Raman Spectroscopic Characterization of Chemical Bonding and Phase Segregation in Tin (Sn)-Incorporated Ga2O3

Using detailed Raman scattering analyses, the effect of tin (Sn) incorporation on the crystal structure, chemical bonding/inhomogeneity, and single-phase versus multiphase formation of gallium oxide (Ga2O3) compounds is reported. The Raman characterization of the Sn-mixed Ga2O3 polycrystalline compounds (0.00 <= x <= 0.30), which were produced by the high-temperature solid-state synthesis method, indicated that the Sn-induced changes in the chemical bonding and phase segregation were significant.
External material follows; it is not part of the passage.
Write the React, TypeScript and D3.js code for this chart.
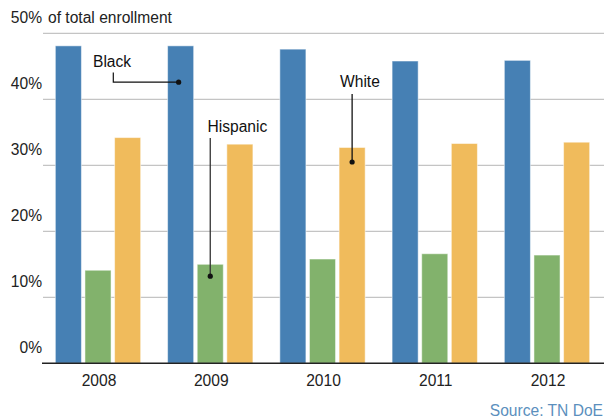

Furthermore, the evolution of Sn-O bonds with increasing Sn concentration (x) was confirmed. While the monoclinic beta-Ga2O3 was unperturbed for lower x values, Raman spectra revealed the nucleation of a composite with a distinct SnO2 secondary phase. A higher Sn content led to the formation of a Ga-Sn-O + SnO2 mixed phase compound, which was reflected in shifts in the high-frequency stretching and bending of the GaO4 tetrahedra that structurally formed the beta-Ga2O3 phase. Thus, a chemical composition/phase/chemical bonding correlation was established for the Sn-incorporated Ga2O3 compounds.